Differences between English and Guernsey companies
The general features of Guernsey companies have followed English company law.
However, there are certain distinctions between Guernsey and English companies law which may be pertinent where a Guernsey company is seeking a listing on AIM. These are considered in turn below:
There is no distinction between private and public companies. The name of a Guernsey company must end with ‘Limited’.
There is no statutory requirement for a Guernsey resident individual to be a director of a Guernsey company (save in the case of companies carrying out regulated activities) although tax advice may mean that this does become necessary.
There are no requirements relating to statutory pre-emption rights. However, this provision tends to be incorporated into
the Articles of Incorporation of a company looking to list on AIM.
There is no requirement for directors’ or shareholders’ meetings to be held in Guernsey.
A Guernsey company can have shares denominated in any currency. The following classes of shares are permitted: ordinary shares, preference shares, redeemable shares, non-redeemable share and shares with or without voting rights. Bearer shares are not permitted.

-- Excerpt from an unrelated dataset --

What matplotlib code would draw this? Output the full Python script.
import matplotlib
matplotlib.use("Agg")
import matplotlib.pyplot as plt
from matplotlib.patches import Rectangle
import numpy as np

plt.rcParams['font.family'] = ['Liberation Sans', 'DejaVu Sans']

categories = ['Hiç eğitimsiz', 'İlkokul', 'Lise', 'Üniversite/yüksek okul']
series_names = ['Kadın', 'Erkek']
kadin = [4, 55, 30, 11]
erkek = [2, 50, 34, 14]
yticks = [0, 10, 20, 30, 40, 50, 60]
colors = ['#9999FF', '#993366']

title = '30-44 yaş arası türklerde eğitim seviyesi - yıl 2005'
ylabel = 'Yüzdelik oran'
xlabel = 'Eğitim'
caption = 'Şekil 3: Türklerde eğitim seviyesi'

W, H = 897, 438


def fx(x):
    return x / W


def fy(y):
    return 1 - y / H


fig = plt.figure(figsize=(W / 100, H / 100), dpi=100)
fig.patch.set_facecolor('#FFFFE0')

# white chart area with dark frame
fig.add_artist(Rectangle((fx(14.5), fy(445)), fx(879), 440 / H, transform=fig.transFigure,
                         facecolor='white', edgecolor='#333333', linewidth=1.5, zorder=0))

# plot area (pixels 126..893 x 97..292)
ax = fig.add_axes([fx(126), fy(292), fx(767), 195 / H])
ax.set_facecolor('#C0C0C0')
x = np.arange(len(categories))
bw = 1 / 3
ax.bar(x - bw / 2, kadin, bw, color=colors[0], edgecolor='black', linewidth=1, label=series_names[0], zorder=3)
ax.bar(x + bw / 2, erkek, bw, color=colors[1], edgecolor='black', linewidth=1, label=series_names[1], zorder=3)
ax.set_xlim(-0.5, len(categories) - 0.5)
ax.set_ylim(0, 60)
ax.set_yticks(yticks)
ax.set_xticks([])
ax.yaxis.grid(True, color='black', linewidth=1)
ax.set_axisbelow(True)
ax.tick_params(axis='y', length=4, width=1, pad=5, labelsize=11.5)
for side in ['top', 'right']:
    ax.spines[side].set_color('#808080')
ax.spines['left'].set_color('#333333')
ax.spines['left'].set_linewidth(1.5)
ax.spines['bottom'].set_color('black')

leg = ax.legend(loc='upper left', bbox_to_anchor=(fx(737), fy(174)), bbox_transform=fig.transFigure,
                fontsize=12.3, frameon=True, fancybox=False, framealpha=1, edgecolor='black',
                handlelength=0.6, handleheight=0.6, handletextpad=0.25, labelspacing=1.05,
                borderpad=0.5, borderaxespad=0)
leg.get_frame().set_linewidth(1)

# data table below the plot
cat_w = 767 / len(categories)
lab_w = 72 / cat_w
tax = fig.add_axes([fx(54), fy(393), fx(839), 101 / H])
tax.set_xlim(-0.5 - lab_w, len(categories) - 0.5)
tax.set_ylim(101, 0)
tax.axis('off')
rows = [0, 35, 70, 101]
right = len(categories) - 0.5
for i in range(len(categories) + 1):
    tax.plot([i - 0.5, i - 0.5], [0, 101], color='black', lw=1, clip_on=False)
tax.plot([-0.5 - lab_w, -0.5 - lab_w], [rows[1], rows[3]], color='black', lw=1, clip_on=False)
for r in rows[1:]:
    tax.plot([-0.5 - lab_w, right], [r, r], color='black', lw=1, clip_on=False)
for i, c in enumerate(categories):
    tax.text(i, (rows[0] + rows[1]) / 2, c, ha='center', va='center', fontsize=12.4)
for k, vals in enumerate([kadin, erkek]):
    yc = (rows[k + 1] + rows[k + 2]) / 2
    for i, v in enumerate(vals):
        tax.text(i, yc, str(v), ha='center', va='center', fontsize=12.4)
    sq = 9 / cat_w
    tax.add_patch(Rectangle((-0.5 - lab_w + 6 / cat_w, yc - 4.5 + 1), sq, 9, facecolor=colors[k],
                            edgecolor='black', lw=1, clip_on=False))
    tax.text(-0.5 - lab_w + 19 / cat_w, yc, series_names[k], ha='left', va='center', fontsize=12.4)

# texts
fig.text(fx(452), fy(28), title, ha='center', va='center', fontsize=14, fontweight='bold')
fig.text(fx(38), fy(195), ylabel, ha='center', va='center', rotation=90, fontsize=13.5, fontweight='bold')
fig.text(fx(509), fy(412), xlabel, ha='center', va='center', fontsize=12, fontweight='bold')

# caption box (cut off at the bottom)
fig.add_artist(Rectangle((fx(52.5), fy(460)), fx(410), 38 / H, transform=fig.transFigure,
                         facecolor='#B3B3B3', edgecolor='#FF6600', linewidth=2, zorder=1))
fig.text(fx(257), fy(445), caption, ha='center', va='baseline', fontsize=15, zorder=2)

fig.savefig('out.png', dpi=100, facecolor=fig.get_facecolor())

Introduction of new Guernsey company law
The Companies (Guernsey) Law 2008 (the Companies Law) came into force on 1st July 2008 alongside a new Companies Registry. The new legislation introduces a number of signiﬁcant changes as follows:
Registrar of Companies
A Registrar of Companies (the Registrar) has been appointed to undertake the role of H.M. Greffier in relation to company registry matters. All company information will be held and accessed electronically, with standard documents (annual returns etc.) being received in electronic form.
Simpliﬁed Incorporation Procedure
The incorporation of companies is now an administrative process and no longer requires a court application. Incorporations are submitted online to the Registrar.

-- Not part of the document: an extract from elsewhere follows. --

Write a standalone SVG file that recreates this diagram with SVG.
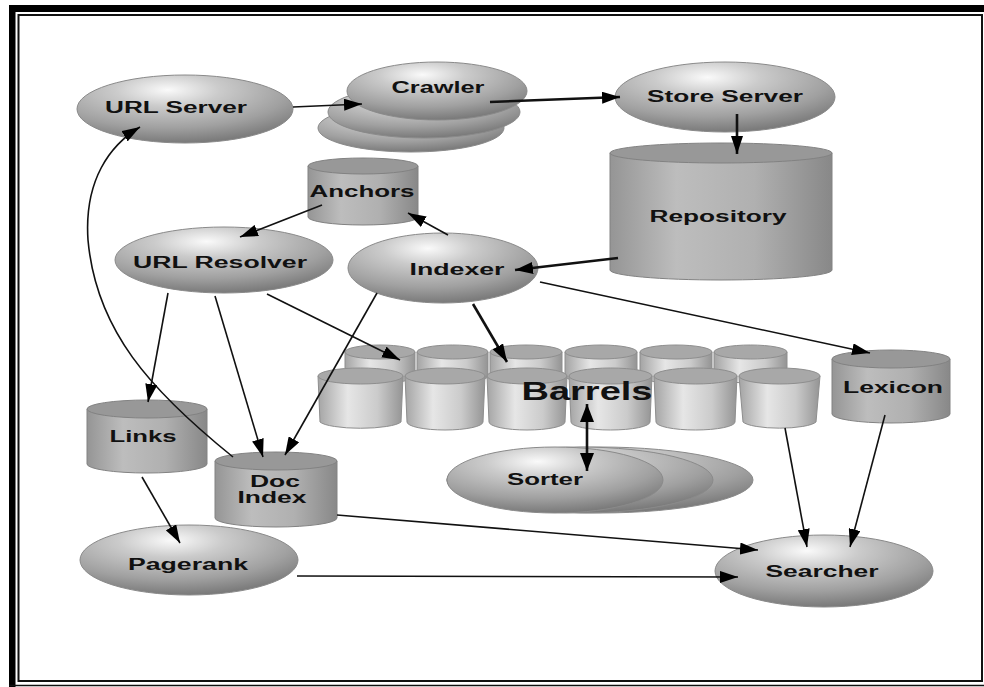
<svg xmlns="http://www.w3.org/2000/svg" width="984" height="687" viewBox="0 0 984 687">
<defs>
<radialGradient id="eg" cx="0.42" cy="0.22" r="0.8">
<stop offset="0" stop-color="#fafafa"/>
<stop offset="0.3" stop-color="#cbcbcb"/>
<stop offset="0.7" stop-color="#a0a0a0"/>
<stop offset="1" stop-color="#767676"/>
</radialGradient>
<linearGradient id="cg" x1="0" y1="0" x2="1" y2="0">
<stop offset="0" stop-color="#959595"/>
<stop offset="0.3" stop-color="#bdbdbd"/>
<stop offset="0.65" stop-color="#b0b0b0"/>
<stop offset="1" stop-color="#888"/>
</linearGradient>
<linearGradient id="bg" x1="0" y1="0" x2="1" y2="0">
<stop offset="0" stop-color="#a4a4a4"/>
<stop offset="0.35" stop-color="#e6e6e6"/>
<stop offset="0.7" stop-color="#cbcbcb"/>
<stop offset="1" stop-color="#949494"/>
</linearGradient>
<marker id="ah" markerUnits="userSpaceOnUse" markerWidth="20" markerHeight="12" refX="18" refY="6" orient="auto">
<path d="M0,0 L18,6 L0,12 z" fill="#000"/>
</marker>
<marker id="ahb" markerUnits="userSpaceOnUse" markerWidth="20" markerHeight="14" refX="18" refY="7" orient="auto-start-reverse">
<path d="M0,0 L18,7 L0,14 z" fill="#000"/>
</marker>
</defs>
<style>
.ell{fill:url(#eg);stroke:#8a8a8a;stroke-width:1}
.cyl{fill:url(#cg);stroke:#828282;stroke-width:1}
.cap{fill:#989898;stroke:#828282;stroke-width:1}
.bar{fill:url(#bg);stroke:#8e8e8e;stroke-width:1}
.bcap{fill:#a8a8a8;stroke:#8e8e8e;stroke-width:1}
.lbl{font-family:"Liberation Sans",Arial,sans-serif;font-weight:bold;font-size:16px;fill:#111;text-anchor:middle}
.big{font-family:"Liberation Sans",Arial,sans-serif;font-weight:bold;font-size:25px;fill:#111;text-anchor:middle}
.con{fill:none;stroke:#111;stroke-width:1.6}
.thk{stroke-width:2.6}
</style>
<rect width="984" height="687" fill="#fff"/>
<g id="frame">
<rect x="9" y="5" width="975" height="7" fill="#000"/>
<rect x="9" y="5" width="6.5" height="682" fill="#000"/>
<rect x="18.5" y="15" width="963.5" height="666" fill="none" stroke="#111" stroke-width="2"/>
<line x1="9" y1="685.5" x2="984" y2="685.5" stroke="#111" stroke-width="1.5"/>
</g>

<g id="url-server"><ellipse class="ell" cx="185" cy="109" rx="108" ry="34"/><text class="lbl" x="176" y="113" textLength="142" lengthAdjust="spacingAndGlyphs">URL Server</text></g>
<g id="crawler">
<ellipse class="ell" cx="411" cy="128" rx="93" ry="24"/>
<ellipse class="ell" cx="424" cy="112" rx="96" ry="26"/>
<ellipse class="ell" cx="437" cy="91" rx="90" ry="29"/>
<text class="lbl" x="438" y="93" textLength="93" lengthAdjust="spacingAndGlyphs">Crawler</text></g>
<g id="store-server"><ellipse class="ell" cx="725" cy="97" rx="110" ry="35"/><text class="lbl" x="725" y="102" textLength="156" lengthAdjust="spacingAndGlyphs">Store Server</text></g>
<g id="repository"><path class="cyl" d="M610,153 L610,270 A111,10 0 0 0 832,270 L832,153 Z"/><ellipse class="cap" cx="721" cy="153" rx="111" ry="10"/><text class="lbl" x="718" y="222" textLength="137" lengthAdjust="spacingAndGlyphs">Repository</text></g>
<g id="anchors"><path class="cyl" d="M308,166 L308,217 A55,8 0 0 0 418,217 L418,166 Z"/><ellipse class="cap" cx="363" cy="166" rx="55" ry="8"/><text class="lbl" x="362" y="197" textLength="105" lengthAdjust="spacingAndGlyphs">Anchors</text></g>
<g id="url-resolver"><ellipse class="ell" cx="224" cy="260" rx="109" ry="33"/><text class="lbl" x="220" y="268" textLength="174" lengthAdjust="spacingAndGlyphs">URL Resolver</text></g>
<g id="indexer"><ellipse class="ell" cx="443" cy="268" rx="95" ry="35"/><text class="lbl" x="457" y="275" textLength="95" lengthAdjust="spacingAndGlyphs">Indexer</text></g>
<g id="links"><path class="cyl" d="M87,409 L87,464 A60,9 0 0 0 207,464 L207,409 Z"/><ellipse class="cap" cx="147" cy="409" rx="60" ry="9"/><text class="lbl" x="143" y="442" textLength="67" lengthAdjust="spacingAndGlyphs">Links</text></g>
<g id="doc-index"><path class="cyl" d="M215,461 L215,518 A61,9 0 0 0 337,518 L337,461 Z"/><ellipse class="cap" cx="276" cy="461" rx="61" ry="9"/><text class="lbl" x="275" y="487" textLength="50" lengthAdjust="spacingAndGlyphs">Doc</text><text class="lbl" x="272" y="503" textLength="69" lengthAdjust="spacingAndGlyphs">Index</text></g>
<g id="pagerank"><ellipse class="ell" cx="189" cy="560" rx="109" ry="35"/><text class="lbl" x="188" y="570" textLength="120" lengthAdjust="spacingAndGlyphs">Pagerank</text></g>
<g id="barrels">
<path class="bar" d="M345,352 L345,376 A35,7 0 0 0 415,376 L415,352 Z"/><ellipse class="bcap" cx="380" cy="352" rx="35" ry="7"/>
<path class="bar" d="M417,352 L417,376 A35.5,7 0 0 0 488,376 L488,352 Z"/><ellipse class="bcap" cx="452.5" cy="352" rx="35.5" ry="7"/>
<path class="bar" d="M490,352 L490,376 A36,7 0 0 0 562,376 L562,352 Z"/><ellipse class="bcap" cx="526" cy="352" rx="36" ry="7"/>
<path class="bar" d="M565,352 L565,376 A36,7 0 0 0 637,376 L637,352 Z"/><ellipse class="bcap" cx="601" cy="352" rx="36" ry="7"/>
<path class="bar" d="M640,352 L640,376 A36,7 0 0 0 712,376 L712,352 Z"/><ellipse class="bcap" cx="676" cy="352" rx="36" ry="7"/>
<path class="bar" d="M714,352 L714,376 A36.5,7 0 0 0 787,376 L787,352 Z"/><ellipse class="bcap" cx="750.5" cy="352" rx="36.5" ry="7"/>
<path class="bar" d="M318,376 L320,422 A41.5,8 0 0 0 401,422 L403,376 Z"/><ellipse class="bcap" cx="360.5" cy="376" rx="42.5" ry="8"/>
<path class="bar" d="M405,376 L407,422 A38,8 0 0 0 483,422 L485,376 Z"/><ellipse class="bcap" cx="445" cy="376" rx="40" ry="8"/>
<path class="bar" d="M487,376 L489,422 A38,8 0 0 0 565,422 L567,376 Z"/><ellipse class="bcap" cx="527" cy="376" rx="40" ry="8"/>
<path class="bar" d="M569,376 L571,422 A39.5,8 0 0 0 650,422 L652,376 Z"/><ellipse class="bcap" cx="610.5" cy="376" rx="41.5" ry="8"/>
<path class="bar" d="M654,376 L656,422 A39.5,8 0 0 0 735,422 L737,376 Z"/><ellipse class="bcap" cx="695.5" cy="376" rx="41.5" ry="8"/>
<path class="bar" d="M739,376 L743,422 A37.5,8 0 0 0 816,422 L820,376 Z"/><ellipse class="bcap" cx="779.5" cy="376" rx="40.5" ry="8"/>
<text class="big" x="587" y="400" textLength="131" lengthAdjust="spacingAndGlyphs">Barrels</text>
</g>
<g id="lexicon"><path class="cyl" d="M832,359 L832,414 A59,9 0 0 0 950,414 L950,359 Z"/><ellipse class="cap" cx="891" cy="359" rx="59" ry="9"/><text class="lbl" x="893" y="393" textLength="100" lengthAdjust="spacingAndGlyphs">Lexicon</text></g>
<g id="sorter">
<ellipse class="ell" cx="600" cy="480" rx="153" ry="33"/>
<ellipse class="ell" cx="580" cy="480" rx="133" ry="33"/>
<ellipse class="ell" cx="555" cy="480" rx="108" ry="33"/>
<text class="lbl" x="545" y="485" textLength="76" lengthAdjust="spacingAndGlyphs">Sorter</text></g>
<g id="searcher"><ellipse class="ell" cx="824" cy="571" rx="109" ry="36"/><text class="lbl" x="822" y="577" textLength="113" lengthAdjust="spacingAndGlyphs">Searcher</text></g>

<g id="connectors">
<line class="con" x1="293" y1="107" x2="362" y2="104" marker-end="url(#ah)"/>
<line class="con thk" x1="490" y1="102" x2="620" y2="97" marker-end="url(#ah)"/>
<line class="con thk" x1="737" y1="114" x2="737" y2="154" marker-end="url(#ah)"/>
<line class="con thk" x1="618" y1="258" x2="515" y2="270" marker-end="url(#ah)"/>
<line class="con" x1="448" y1="235" x2="408" y2="213" marker-end="url(#ah)"/>
<line class="con" x1="322" y1="205" x2="240" y2="237" marker-end="url(#ah)"/>
<path class="con" d="M233,457 C150,390 96,330 88,240 C84,180 110,145 140,127" marker-end="url(#ah)"/>
<line class="con" x1="168" y1="293" x2="148" y2="402" marker-end="url(#ah)"/>
<line class="con" x1="215" y1="296" x2="263" y2="457" marker-end="url(#ah)"/>
<line class="con" x1="267" y1="294" x2="400" y2="360" marker-end="url(#ah)"/>
<line class="con" x1="377" y1="293" x2="285" y2="455" marker-end="url(#ah)"/>
<line class="con thk" x1="473" y1="304" x2="507" y2="362" marker-end="url(#ah)"/>
<line class="con" x1="540" y1="282" x2="870" y2="353" marker-end="url(#ah)"/>
<line class="con thk" x1="587" y1="404" x2="587" y2="471" marker-start="url(#ahb)" marker-end="url(#ahb)"/>
<line class="con" x1="785" y1="428" x2="807" y2="547" marker-end="url(#ah)"/>
<line class="con" x1="885" y1="415" x2="850" y2="547" marker-end="url(#ah)"/>
<line class="con" x1="337" y1="515" x2="758" y2="550" marker-end="url(#ah)"/>
<line class="con" x1="297" y1="576" x2="738" y2="577" marker-end="url(#ah)"/>
<line class="con" x1="142" y1="477" x2="180" y2="543" marker-end="url(#ah)"/>
</g>
</svg>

Unlimited and Mixed Liability Companies
The Companies Law extends the range of companies that can be incorporated to include unlimited liability companies and mixed liability companies.

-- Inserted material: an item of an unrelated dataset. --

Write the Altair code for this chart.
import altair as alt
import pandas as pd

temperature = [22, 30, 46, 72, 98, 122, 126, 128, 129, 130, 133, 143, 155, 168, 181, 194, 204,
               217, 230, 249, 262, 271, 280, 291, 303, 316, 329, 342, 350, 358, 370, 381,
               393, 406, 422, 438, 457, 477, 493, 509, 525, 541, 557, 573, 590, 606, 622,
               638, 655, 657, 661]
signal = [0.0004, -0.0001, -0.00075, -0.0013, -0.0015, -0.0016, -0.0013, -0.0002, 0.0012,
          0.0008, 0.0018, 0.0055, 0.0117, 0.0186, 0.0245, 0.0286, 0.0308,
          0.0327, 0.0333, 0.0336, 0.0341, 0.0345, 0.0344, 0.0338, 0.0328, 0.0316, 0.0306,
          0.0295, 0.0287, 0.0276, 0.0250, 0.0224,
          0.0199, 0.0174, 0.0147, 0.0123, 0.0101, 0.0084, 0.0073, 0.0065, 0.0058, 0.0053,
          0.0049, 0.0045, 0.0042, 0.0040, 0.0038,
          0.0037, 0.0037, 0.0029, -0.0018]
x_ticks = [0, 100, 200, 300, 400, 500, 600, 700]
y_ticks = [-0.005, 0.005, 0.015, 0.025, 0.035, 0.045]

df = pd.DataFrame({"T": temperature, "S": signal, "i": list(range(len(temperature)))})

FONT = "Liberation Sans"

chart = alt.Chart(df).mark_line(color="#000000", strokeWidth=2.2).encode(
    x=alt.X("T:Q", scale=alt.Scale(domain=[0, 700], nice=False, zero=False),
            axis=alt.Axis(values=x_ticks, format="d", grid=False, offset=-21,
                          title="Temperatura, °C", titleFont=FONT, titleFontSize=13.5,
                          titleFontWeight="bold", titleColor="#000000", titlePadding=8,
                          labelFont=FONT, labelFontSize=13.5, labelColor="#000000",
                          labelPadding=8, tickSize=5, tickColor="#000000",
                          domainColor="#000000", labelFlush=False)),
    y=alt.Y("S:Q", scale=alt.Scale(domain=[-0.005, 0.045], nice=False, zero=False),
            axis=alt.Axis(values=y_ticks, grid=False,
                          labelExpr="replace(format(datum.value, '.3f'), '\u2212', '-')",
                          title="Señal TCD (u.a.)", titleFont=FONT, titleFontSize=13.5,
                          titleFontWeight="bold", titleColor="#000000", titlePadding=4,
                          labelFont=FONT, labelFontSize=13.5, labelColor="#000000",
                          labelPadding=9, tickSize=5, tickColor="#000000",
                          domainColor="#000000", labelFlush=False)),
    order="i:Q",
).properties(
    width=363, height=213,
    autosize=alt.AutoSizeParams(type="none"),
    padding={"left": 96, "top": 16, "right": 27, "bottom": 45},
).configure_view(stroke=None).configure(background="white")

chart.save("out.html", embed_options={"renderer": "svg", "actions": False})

Standardised Articles of Incorporation
The incorporation of companies has been simpliﬁed with the creation of standardised articles of incorporation.
Unless otherwise provided in the memorandum, a company’s objects are unrestricted.
Single Member Companies
The Companies Law allows for the creation of single member companies.
Simpliﬁcation of Capital Maintenance Rules
The rules on capital maintenance have been simpliﬁed. The new law introduced a new solvency test model as a sole test to be used for everything from dividend distribution to a reduction of share capital.
Under the new provisions, a company satisﬁes the solvency test if:
- the company is able to pay its debts as they become due;
- the value of the company’s assets is greater than the value of its liabilities; and
- in the case of a supervised company, it satisﬁes the various requirements laid down in other applicable laws.
The new test adds certainty and consistency.
New squeeze-out provisions allow a proposed purchaser with 90% acceptances to compulsorily acquire the remaining shares.
Amalgamation and Migration of Companies
The Companies Law simpliﬁes procedures for amalgamating and migrating companies in or out of Guernsey by abolishing the requirement for a court application.
Dividends and Distributions
Dividend payments are no longer limited to proﬁts set aside for such purpose. Distributions can be made or paid provided that any requirements set out in the company’s memorandum and articles are fulﬁlled and the company satisﬁes a solvency test.
Arrangements and reconstructions
The Companies Law facilitates compromises and arrangements between a company and its creditors (or any class of them) or its members (or any class of them). Subject to agreement of a 75% majority of the creditors or members, the Royal Court may sanction the compromise or arrangement.
The SFM is designed to bridge the gap between AIM and the London Stock Exchange’s Main Market (Main Market)
The specialist fund market
The London Stock Exchange announced the launch, in November 2007, of the Specialist Fund Market (SFM), a dedicated market for issuers of specialist funds. The SFM is designed to bridge the gap between AIM and the London Stock Exchange’s Main Market (Main Market).
The SFM is designed to provide ﬂexibility for specialist vehicles such as hedge funds, feeder funds and private equity funds.
Investment entities will now have wider options for listings on London Stock Markets. Guernsey funds will be able to choose between the Main Market, AIM and the new SFM.
Both UK and non-UK domiciled entities are eligible to seek admission to the SFM. However, the SFM is not intended as an admission route to a regulated market for
investment entities that are intending to make a retail offering.
The principal beneﬁciary of this new market in terms of the fund’s domicile, is likely to be Guernsey, given the current preference to establish offshore London listed funds in Guernsey.
The admission requirements for entry into the SFM are less onerous than those for listing on the Main Market. In particular, securities do not need to be approved for public notiﬁcation on the Official List as a prerequisite to admission to the SFM.
Admission is a two-stage process for Guernsey investment entities:
- the approval of a prospectus by the applicant’s competent authority; and
- subsequent application to the London Stock Exchange for admission to trading on the SFM.
Investment entities wishing to transfer to the SFM from AIM will generally be required to produce a prospectus for approval by the GFSC prior to the application for admission to the new market.